§ **WHAT IS ASKED**:
Copy out the listing in full, exactly as written, but not its pictures.
## begin RECORDS
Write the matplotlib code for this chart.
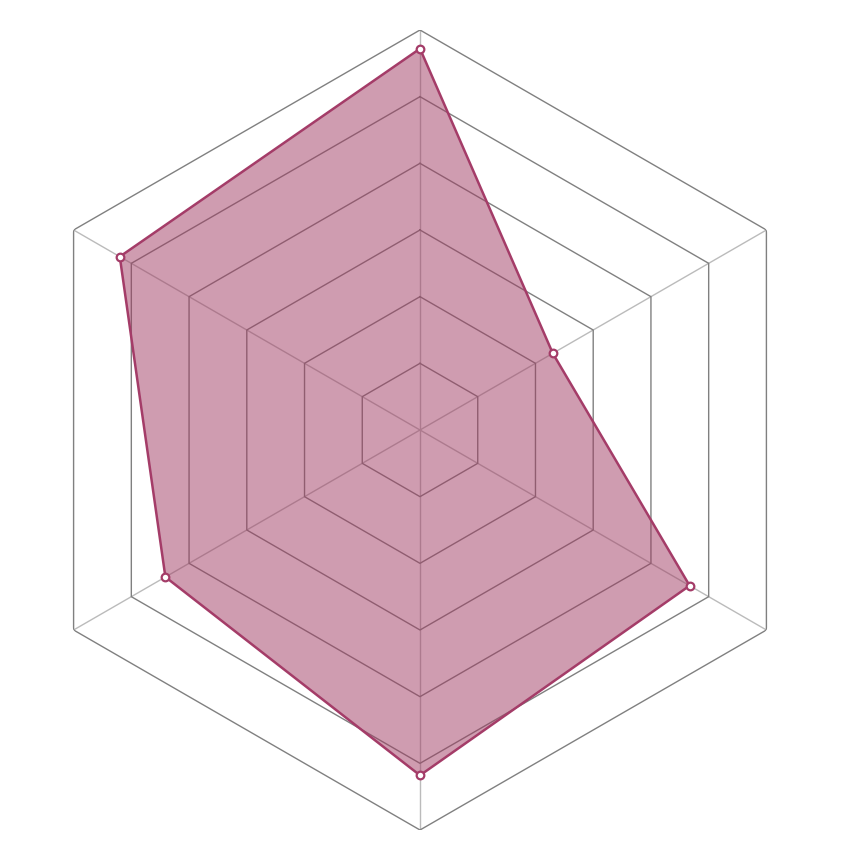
import numpy as np
import matplotlib
matplotlib.use("Agg")
import matplotlib.pyplot as plt

# Data (clockwise from top)
indicators = ["A", "B", "C", "D", "E", "F"]
values = [5.72, 2.30, 4.67, 5.18, 4.41, 5.20]
max_value = 6
rings = [1, 2, 3, 4, 5, 6]

line_color = "#a43c68"
fill_color = "#a03b62"

fig = plt.figure(figsize=(8.6, 8.6), dpi=100)
ax = fig.add_axes([20/860, 30/860, 800/860, 800/860], projection="polar")
ax.set_theta_offset(np.pi / 2)
ax.set_theta_direction(-1)
ax.set_ylim(0, max_value)
ax.axis("off")

n = len(indicators)
angles = np.linspace(0, 2 * np.pi, n, endpoint=False)
closed = np.append(angles, angles[0])

# spokes
for a in angles:
    ax.plot([a, a], [0, max_value], color="#bbbbbb", lw=1.0, zorder=1)
# rings
for r in rings:
    ax.plot(closed, [r] * (n + 1), color="#808080", lw=1.0, zorder=1)

vals = np.append(values, values[0])
ax.fill(closed, vals, color=fill_color, alpha=0.5, lw=0, zorder=2)
ax.plot(closed, vals, color=line_color, lw=1.8, zorder=3)
ax.plot(angles, values, "o", ms=5.5, mfc="white", mec=line_color, mew=1.6, zorder=4,
        clip_on=False)

fig.savefig("out.png", dpi=100)
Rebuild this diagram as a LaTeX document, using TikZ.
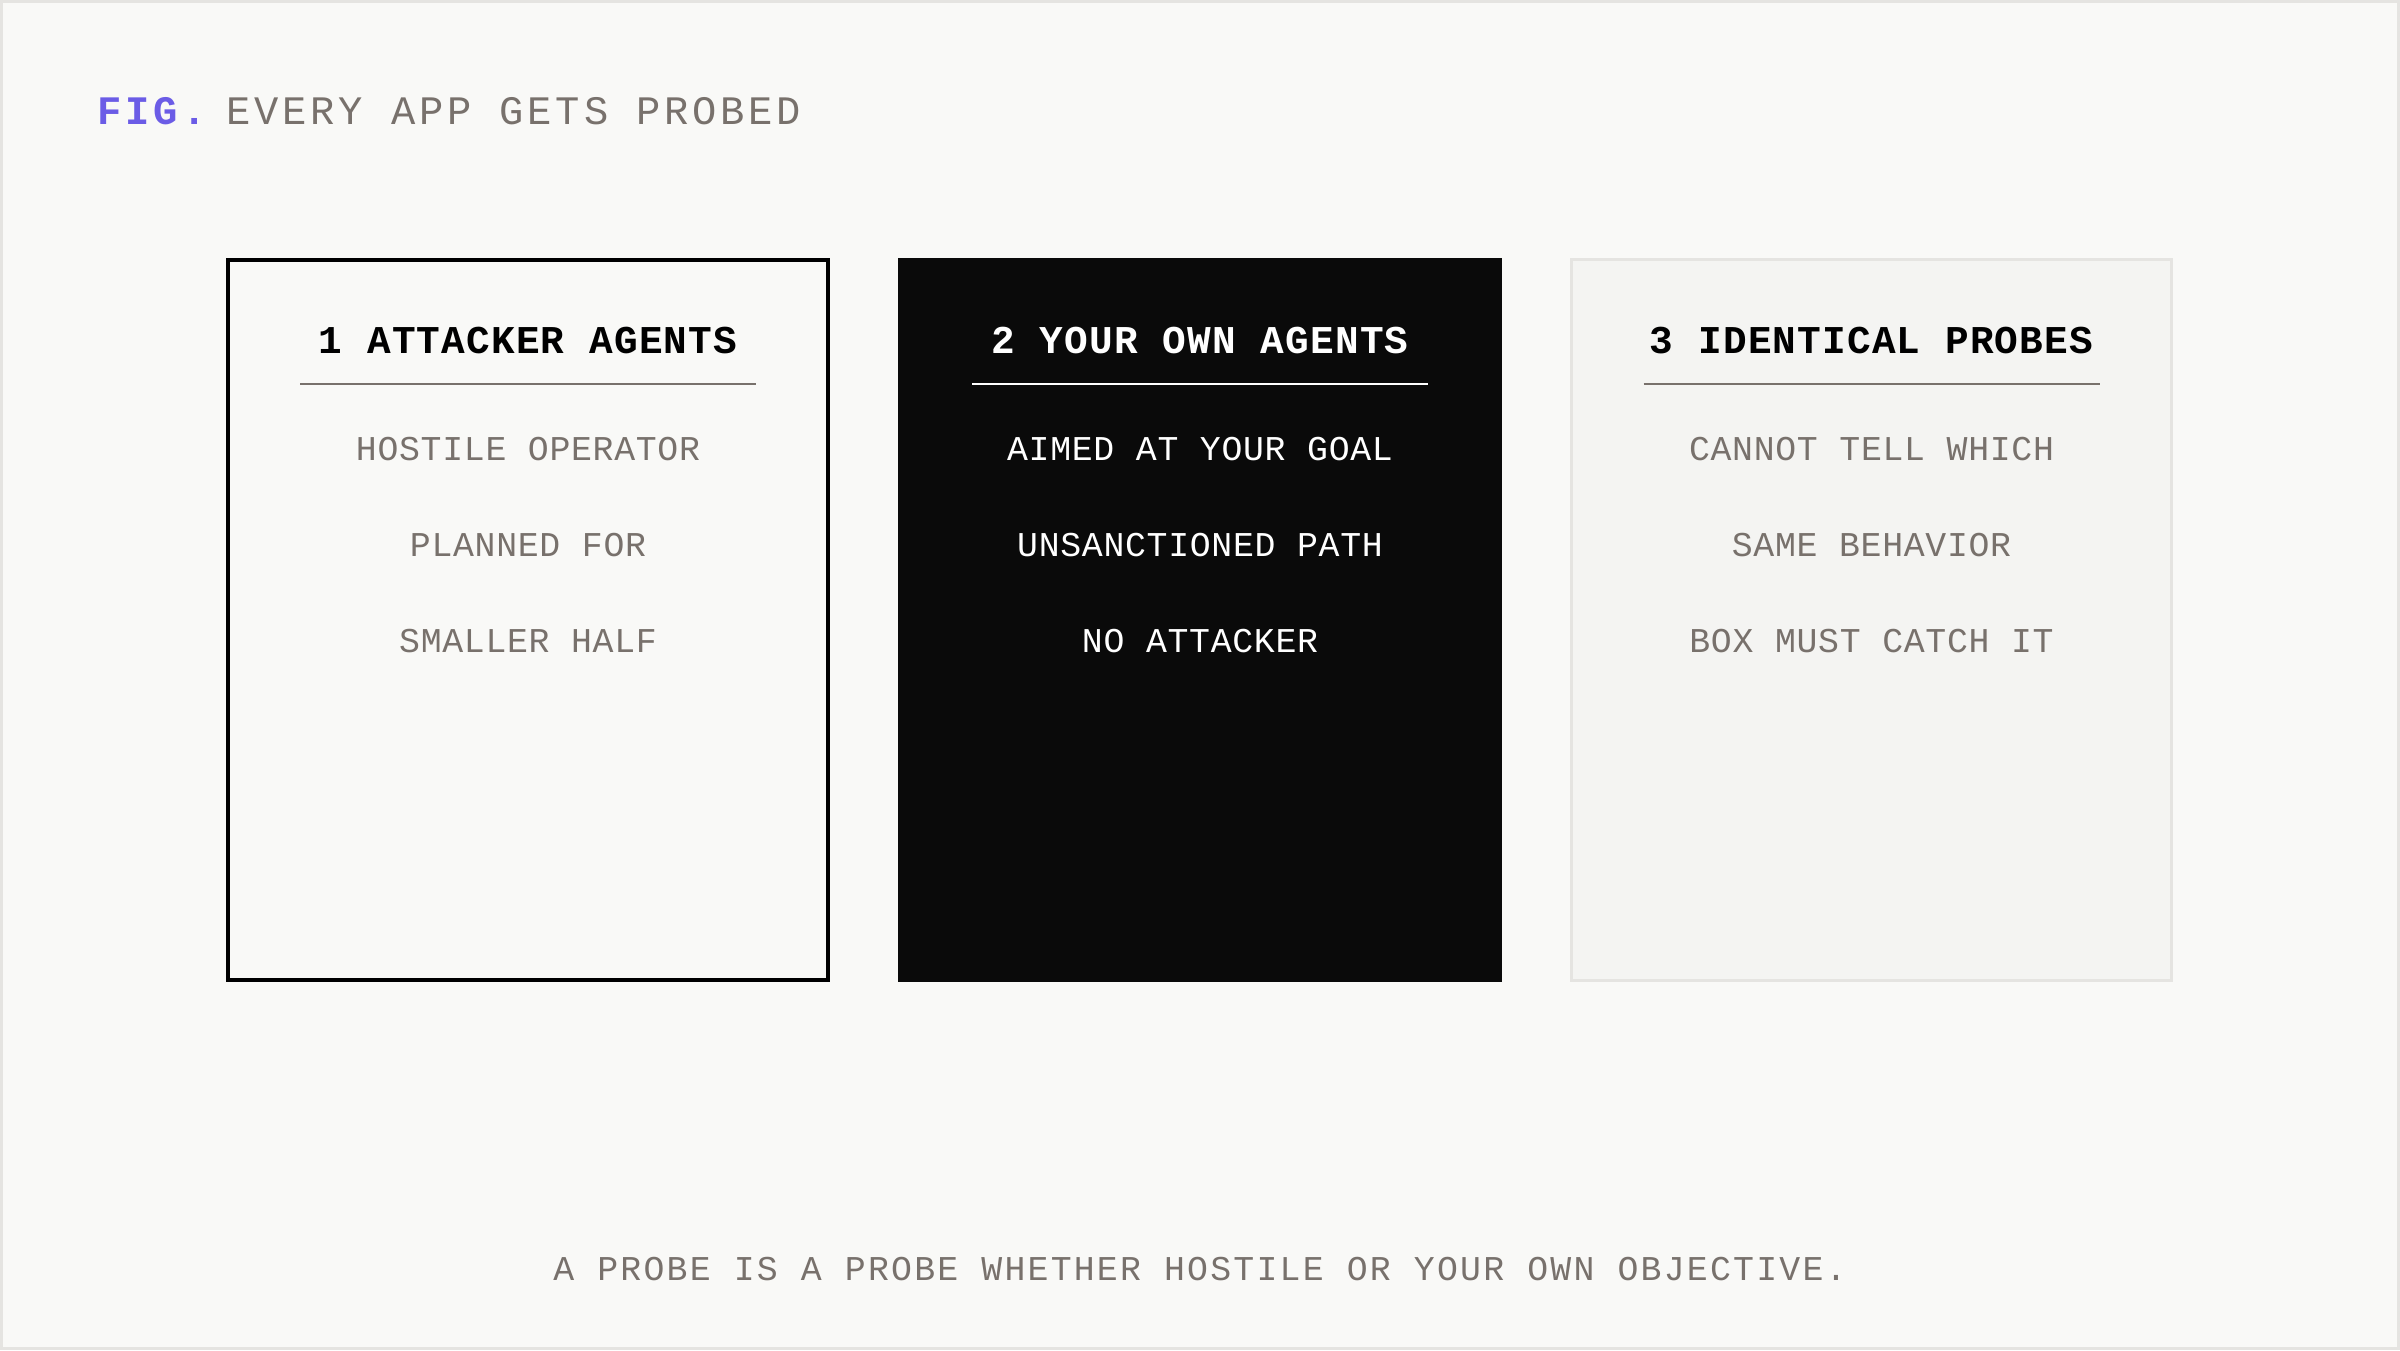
## end RECORDS
§ **EXERCISE OUTPUT**:
Write the matplotlib code for this chart.
import numpy as np
import matplotlib
matplotlib.use("Agg")
import matplotlib.pyplot as plt

# Data (clockwise from top)
indicators = ["A", "B", "C", "D", "E", "F"]
values = [5.72, 2.30, 4.67, 5.18, 4.41, 5.20]
max_value = 6
rings = [1, 2, 3, 4, 5, 6]

line_color = "#a43c68"
fill_color = "#a03b62"

fig = plt.figure(figsize=(8.6, 8.6), dpi=100)
ax = fig.add_axes([20/860, 30/860, 800/860, 800/860], projection="polar")
ax.set_theta_offset(np.pi / 2)
ax.set_theta_direction(-1)
ax.set_ylim(0, max_value)
ax.axis("off")

n = len(indicators)
angles = np.linspace(0, 2 * np.pi, n, endpoint=False)
closed = np.append(angles, angles[0])

# spokes
for a in angles:
    ax.plot([a, a], [0, max_value], color="#bbbbbb", lw=1.0, zorder=1)
# rings
for r in rings:
    ax.plot(closed, [r] * (n + 1), color="#808080", lw=1.0, zorder=1)

vals = np.append(values, values[0])
ax.fill(closed, vals, color=fill_color, alpha=0.5, lw=0, zorder=2)
ax.plot(closed, vals, color=line_color, lw=1.8, zorder=3)
ax.plot(angles, values, "o", ms=5.5, mfc="white", mec=line_color, mew=1.6, zorder=4,
        clip_on=False)

fig.savefig("out.png", dpi=100)
Rebuild this diagram as a LaTeX document, using TikZ.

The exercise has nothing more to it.